→ Work instructions
Your task is to give the data again, exactly, with every line intact.

→ Source material
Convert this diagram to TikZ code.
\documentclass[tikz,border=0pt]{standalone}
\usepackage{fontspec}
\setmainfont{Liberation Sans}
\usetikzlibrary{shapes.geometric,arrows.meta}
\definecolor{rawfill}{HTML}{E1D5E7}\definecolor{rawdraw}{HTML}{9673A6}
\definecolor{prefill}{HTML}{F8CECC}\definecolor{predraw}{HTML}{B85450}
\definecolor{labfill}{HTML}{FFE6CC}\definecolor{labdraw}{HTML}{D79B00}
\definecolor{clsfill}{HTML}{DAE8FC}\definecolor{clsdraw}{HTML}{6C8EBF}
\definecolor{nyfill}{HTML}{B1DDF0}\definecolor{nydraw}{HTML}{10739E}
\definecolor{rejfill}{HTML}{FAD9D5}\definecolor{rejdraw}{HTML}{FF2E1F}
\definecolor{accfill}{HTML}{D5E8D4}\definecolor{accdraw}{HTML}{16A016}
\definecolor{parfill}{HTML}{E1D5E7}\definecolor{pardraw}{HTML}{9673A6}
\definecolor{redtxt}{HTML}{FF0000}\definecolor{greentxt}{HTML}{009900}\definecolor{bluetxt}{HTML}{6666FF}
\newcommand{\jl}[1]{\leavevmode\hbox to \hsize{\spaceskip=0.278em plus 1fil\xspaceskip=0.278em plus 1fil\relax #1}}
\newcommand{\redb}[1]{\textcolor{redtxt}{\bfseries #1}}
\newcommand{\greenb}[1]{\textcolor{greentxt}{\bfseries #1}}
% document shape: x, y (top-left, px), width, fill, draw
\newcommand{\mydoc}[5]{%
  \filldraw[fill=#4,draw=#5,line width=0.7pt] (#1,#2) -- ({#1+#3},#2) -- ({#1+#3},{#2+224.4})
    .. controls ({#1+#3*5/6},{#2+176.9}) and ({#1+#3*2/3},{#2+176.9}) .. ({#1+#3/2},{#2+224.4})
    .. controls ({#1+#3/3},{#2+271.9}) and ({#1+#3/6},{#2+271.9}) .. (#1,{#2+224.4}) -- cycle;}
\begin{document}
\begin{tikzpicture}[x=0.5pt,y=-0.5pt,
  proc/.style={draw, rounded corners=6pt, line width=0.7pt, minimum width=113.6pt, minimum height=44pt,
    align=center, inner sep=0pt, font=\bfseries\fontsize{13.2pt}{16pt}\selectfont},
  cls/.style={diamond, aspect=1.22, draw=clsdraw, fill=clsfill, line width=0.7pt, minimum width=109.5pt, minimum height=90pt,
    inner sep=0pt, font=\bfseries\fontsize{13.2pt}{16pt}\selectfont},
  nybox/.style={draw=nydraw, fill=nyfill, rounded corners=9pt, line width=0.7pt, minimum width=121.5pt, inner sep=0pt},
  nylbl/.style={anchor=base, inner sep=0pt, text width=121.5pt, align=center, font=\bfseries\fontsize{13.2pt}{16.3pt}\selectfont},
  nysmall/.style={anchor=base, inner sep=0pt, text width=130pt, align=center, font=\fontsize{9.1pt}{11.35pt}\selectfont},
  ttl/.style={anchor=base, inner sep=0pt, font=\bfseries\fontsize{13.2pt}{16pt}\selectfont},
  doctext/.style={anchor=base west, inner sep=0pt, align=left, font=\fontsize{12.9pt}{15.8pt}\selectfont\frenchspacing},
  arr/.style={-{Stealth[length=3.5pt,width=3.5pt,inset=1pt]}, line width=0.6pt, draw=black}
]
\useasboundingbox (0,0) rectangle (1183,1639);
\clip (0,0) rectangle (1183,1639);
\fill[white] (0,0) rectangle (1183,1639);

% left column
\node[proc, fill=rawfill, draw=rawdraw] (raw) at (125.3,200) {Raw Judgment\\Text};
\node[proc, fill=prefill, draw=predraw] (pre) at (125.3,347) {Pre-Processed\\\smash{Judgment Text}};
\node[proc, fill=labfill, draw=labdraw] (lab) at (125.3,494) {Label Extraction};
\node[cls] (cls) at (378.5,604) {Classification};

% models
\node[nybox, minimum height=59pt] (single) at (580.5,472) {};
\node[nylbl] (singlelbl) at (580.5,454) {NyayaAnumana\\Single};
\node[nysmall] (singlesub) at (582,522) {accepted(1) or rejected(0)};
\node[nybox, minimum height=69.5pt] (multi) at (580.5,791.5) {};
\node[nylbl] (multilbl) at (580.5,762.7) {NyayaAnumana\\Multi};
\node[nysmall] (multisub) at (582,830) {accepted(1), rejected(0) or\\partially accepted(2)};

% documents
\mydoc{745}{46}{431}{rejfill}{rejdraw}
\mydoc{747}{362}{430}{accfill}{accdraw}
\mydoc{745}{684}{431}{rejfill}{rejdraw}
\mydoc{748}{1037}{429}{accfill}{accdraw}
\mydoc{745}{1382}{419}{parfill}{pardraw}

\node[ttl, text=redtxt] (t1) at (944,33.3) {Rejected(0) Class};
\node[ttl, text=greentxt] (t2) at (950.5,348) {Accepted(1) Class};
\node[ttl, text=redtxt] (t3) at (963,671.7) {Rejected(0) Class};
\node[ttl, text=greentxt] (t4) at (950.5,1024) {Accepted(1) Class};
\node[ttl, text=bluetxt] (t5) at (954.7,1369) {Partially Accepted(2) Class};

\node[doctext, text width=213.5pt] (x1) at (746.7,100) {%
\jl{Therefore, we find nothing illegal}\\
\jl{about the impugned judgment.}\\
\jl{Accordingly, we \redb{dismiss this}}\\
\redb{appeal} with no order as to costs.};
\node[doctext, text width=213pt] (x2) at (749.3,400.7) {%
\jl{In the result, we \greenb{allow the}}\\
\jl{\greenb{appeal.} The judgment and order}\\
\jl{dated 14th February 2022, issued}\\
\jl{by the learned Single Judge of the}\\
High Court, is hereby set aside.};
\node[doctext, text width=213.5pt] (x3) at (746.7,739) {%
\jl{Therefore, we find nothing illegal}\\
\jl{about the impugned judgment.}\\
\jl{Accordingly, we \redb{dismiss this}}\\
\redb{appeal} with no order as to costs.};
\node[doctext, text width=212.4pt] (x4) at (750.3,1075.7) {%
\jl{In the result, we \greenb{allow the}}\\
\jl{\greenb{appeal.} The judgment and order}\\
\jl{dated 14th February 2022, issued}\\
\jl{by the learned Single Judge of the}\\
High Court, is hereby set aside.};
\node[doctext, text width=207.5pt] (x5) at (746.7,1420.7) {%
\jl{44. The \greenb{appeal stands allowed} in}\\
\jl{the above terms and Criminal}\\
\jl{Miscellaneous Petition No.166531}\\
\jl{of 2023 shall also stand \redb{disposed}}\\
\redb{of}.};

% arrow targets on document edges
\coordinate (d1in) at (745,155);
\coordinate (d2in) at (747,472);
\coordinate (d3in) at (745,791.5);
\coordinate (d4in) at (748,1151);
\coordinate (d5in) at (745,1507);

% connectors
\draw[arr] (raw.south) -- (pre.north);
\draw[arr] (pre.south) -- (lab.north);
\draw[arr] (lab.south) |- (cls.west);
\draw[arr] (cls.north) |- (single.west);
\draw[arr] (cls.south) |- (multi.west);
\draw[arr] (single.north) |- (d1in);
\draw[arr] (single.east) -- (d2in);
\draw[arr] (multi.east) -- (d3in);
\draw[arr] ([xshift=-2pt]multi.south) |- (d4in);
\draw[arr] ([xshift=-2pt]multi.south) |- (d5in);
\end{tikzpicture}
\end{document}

→ Output for this exercise
Convert this diagram to TikZ code.
\documentclass[tikz,border=0pt]{standalone}
\usepackage{fontspec}
\setmainfont{Liberation Sans}
\usetikzlibrary{shapes.geometric,arrows.meta}
\definecolor{rawfill}{HTML}{E1D5E7}\definecolor{rawdraw}{HTML}{9673A6}
\definecolor{prefill}{HTML}{F8CECC}\definecolor{predraw}{HTML}{B85450}
\definecolor{labfill}{HTML}{FFE6CC}\definecolor{labdraw}{HTML}{D79B00}
\definecolor{clsfill}{HTML}{DAE8FC}\definecolor{clsdraw}{HTML}{6C8EBF}
\definecolor{nyfill}{HTML}{B1DDF0}\definecolor{nydraw}{HTML}{10739E}
\definecolor{rejfill}{HTML}{FAD9D5}\definecolor{rejdraw}{HTML}{FF2E1F}
\definecolor{accfill}{HTML}{D5E8D4}\definecolor{accdraw}{HTML}{16A016}
\definecolor{parfill}{HTML}{E1D5E7}\definecolor{pardraw}{HTML}{9673A6}
\definecolor{redtxt}{HTML}{FF0000}\definecolor{greentxt}{HTML}{009900}\definecolor{bluetxt}{HTML}{6666FF}
\newcommand{\jl}[1]{\leavevmode\hbox to \hsize{\spaceskip=0.278em plus 1fil\xspaceskip=0.278em plus 1fil\relax #1}}
\newcommand{\redb}[1]{\textcolor{redtxt}{\bfseries #1}}
\newcommand{\greenb}[1]{\textcolor{greentxt}{\bfseries #1}}
% document shape: x, y (top-left, px), width, fill, draw
\newcommand{\mydoc}[5]{%
  \filldraw[fill=#4,draw=#5,line width=0.7pt] (#1,#2) -- ({#1+#3},#2) -- ({#1+#3},{#2+224.4})
    .. controls ({#1+#3*5/6},{#2+176.9}) and ({#1+#3*2/3},{#2+176.9}) .. ({#1+#3/2},{#2+224.4})
    .. controls ({#1+#3/3},{#2+271.9}) and ({#1+#3/6},{#2+271.9}) .. (#1,{#2+224.4}) -- cycle;}
\begin{document}
\begin{tikzpicture}[x=0.5pt,y=-0.5pt,
  proc/.style={draw, rounded corners=6pt, line width=0.7pt, minimum width=113.6pt, minimum height=44pt,
    align=center, inner sep=0pt, font=\bfseries\fontsize{13.2pt}{16pt}\selectfont},
  cls/.style={diamond, aspect=1.22, draw=clsdraw, fill=clsfill, line width=0.7pt, minimum width=109.5pt, minimum height=90pt,
    inner sep=0pt, font=\bfseries\fontsize{13.2pt}{16pt}\selectfont},
  nybox/.style={draw=nydraw, fill=nyfill, rounded corners=9pt, line width=0.7pt, minimum width=121.5pt, inner sep=0pt},
  nylbl/.style={anchor=base, inner sep=0pt, text width=121.5pt, align=center, font=\bfseries\fontsize{13.2pt}{16.3pt}\selectfont},
  nysmall/.style={anchor=base, inner sep=0pt, text width=130pt, align=center, font=\fontsize{9.1pt}{11.35pt}\selectfont},
  ttl/.style={anchor=base, inner sep=0pt, font=\bfseries\fontsize{13.2pt}{16pt}\selectfont},
  doctext/.style={anchor=base west, inner sep=0pt, align=left, font=\fontsize{12.9pt}{15.8pt}\selectfont\frenchspacing},
  arr/.style={-{Stealth[length=3.5pt,width=3.5pt,inset=1pt]}, line width=0.6pt, draw=black}
]
\useasboundingbox (0,0) rectangle (1183,1639);
\clip (0,0) rectangle (1183,1639);
\fill[white] (0,0) rectangle (1183,1639);

% left column
\node[proc, fill=rawfill, draw=rawdraw] (raw) at (125.3,200) {Raw Judgment\\Text};
\node[proc, fill=prefill, draw=predraw] (pre) at (125.3,347) {Pre-Processed\\\smash{Judgment Text}};
\node[proc, fill=labfill, draw=labdraw] (lab) at (125.3,494) {Label Extraction};
\node[cls] (cls) at (378.5,604) {Classification};

% models
\node[nybox, minimum height=59pt] (single) at (580.5,472) {};
\node[nylbl] (singlelbl) at (580.5,454) {NyayaAnumana\\Single};
\node[nysmall] (singlesub) at (582,522) {accepted(1) or rejected(0)};
\node[nybox, minimum height=69.5pt] (multi) at (580.5,791.5) {};
\node[nylbl] (multilbl) at (580.5,762.7) {NyayaAnumana\\Multi};
\node[nysmall] (multisub) at (582,830) {accepted(1), rejected(0) or\\partially accepted(2)};

% documents
\mydoc{745}{46}{431}{rejfill}{rejdraw}
\mydoc{747}{362}{430}{accfill}{accdraw}
\mydoc{745}{684}{431}{rejfill}{rejdraw}
\mydoc{748}{1037}{429}{accfill}{accdraw}
\mydoc{745}{1382}{419}{parfill}{pardraw}

\node[ttl, text=redtxt] (t1) at (944,33.3) {Rejected(0) Class};
\node[ttl, text=greentxt] (t2) at (950.5,348) {Accepted(1) Class};
\node[ttl, text=redtxt] (t3) at (963,671.7) {Rejected(0) Class};
\node[ttl, text=greentxt] (t4) at (950.5,1024) {Accepted(1) Class};
\node[ttl, text=bluetxt] (t5) at (954.7,1369) {Partially Accepted(2) Class};

\node[doctext, text width=213.5pt] (x1) at (746.7,100) {%
\jl{Therefore, we find nothing illegal}\\
\jl{about the impugned judgment.}\\
\jl{Accordingly, we \redb{dismiss this}}\\
\redb{appeal} with no order as to costs.};
\node[doctext, text width=213pt] (x2) at (749.3,400.7) {%
\jl{In the result, we \greenb{allow the}}\\
\jl{\greenb{appeal.} The judgment and order}\\
\jl{dated 14th February 2022, issued}\\
\jl{by the learned Single Judge of the}\\
High Court, is hereby set aside.};
\node[doctext, text width=213.5pt] (x3) at (746.7,739) {%
\jl{Therefore, we find nothing illegal}\\
\jl{about the impugned judgment.}\\
\jl{Accordingly, we \redb{dismiss this}}\\
\redb{appeal} with no order as to costs.};
\node[doctext, text width=212.4pt] (x4) at (750.3,1075.7) {%
\jl{In the result, we \greenb{allow the}}\\
\jl{\greenb{appeal.} The judgment and order}\\
\jl{dated 14th February 2022, issued}\\
\jl{by the learned Single Judge of the}\\
High Court, is hereby set aside.};
\node[doctext, text width=207.5pt] (x5) at (746.7,1420.7) {%
\jl{44. The \greenb{appeal stands allowed} in}\\
\jl{the above terms and Criminal}\\
\jl{Miscellaneous Petition No.166531}\\
\jl{of 2023 shall also stand \redb{disposed}}\\
\redb{of}.};

% arrow targets on document edges
\coordinate (d1in) at (745,155);
\coordinate (d2in) at (747,472);
\coordinate (d3in) at (745,791.5);
\coordinate (d4in) at (748,1151);
\coordinate (d5in) at (745,1507);

% connectors
\draw[arr] (raw.south) -- (pre.north);
\draw[arr] (pre.south) -- (lab.north);
\draw[arr] (lab.south) |- (cls.west);
\draw[arr] (cls.north) |- (single.west);
\draw[arr] (cls.south) |- (multi.west);
\draw[arr] (single.north) |- (d1in);
\draw[arr] (single.east) -- (d2in);
\draw[arr] (multi.east) -- (d3in);
\draw[arr] ([xshift=-2pt]multi.south) |- (d4in);
\draw[arr] ([xshift=-2pt]multi.south) |- (d5in);
\end{tikzpicture}
\end{document}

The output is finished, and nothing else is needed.